Write a polynomial function of minimum degree with real coefficients whose zeros include those listed. Write the polynomial in standard form. 4, -8, and 2 + 3i.

Answer 1

Answer:

The polynomial function is $P(x) = x^4-35x^2+180x-416.$

Step-by-step explanation:

A polynomial function is completely determined by its roots, up to a constant factor.

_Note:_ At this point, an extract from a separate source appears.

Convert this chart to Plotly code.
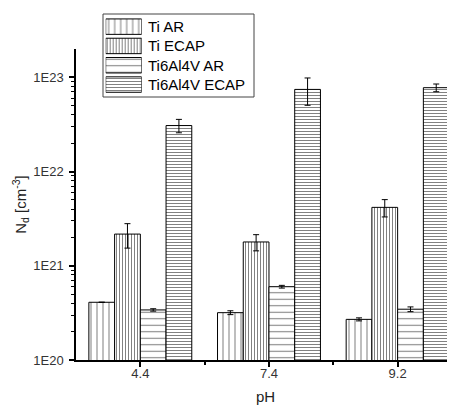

So, if we want that $x_1=4$, $x_2=-8$ and $x_3=2+3i$ be roots of the polynomial P, we can write it as

$P(x)= (x-x_1)(x-x_2)(x-x_3)=(x-4)(x+8)(x-(2+3i)) = (x^2+4x-32)(x-(2+3i)).$

Now, notice that the factor $x^2+4x-32$ has real coefficients, while the other one don't. So, we need to ‘‘eliminate’’ the complex coefficients that will appear.  This can be done adding other complex root to the polynomial: the conjugate of $x_3$: 2-3i. Then,

$P(x) = (x^2+4x-32)(x-(2+3i))(x-(2-3i)).$

Expanding the above expression we obtain the desired polynomial

$P(x) = x^4-35x^2+180x-416.$

Recall that P(x) must have three roots, and this implies that P has at least degree 3. As we had to add a new root in order to obtain real coefficients, the degree of P must be at least 4. With this reasoning we assure the minimal degree.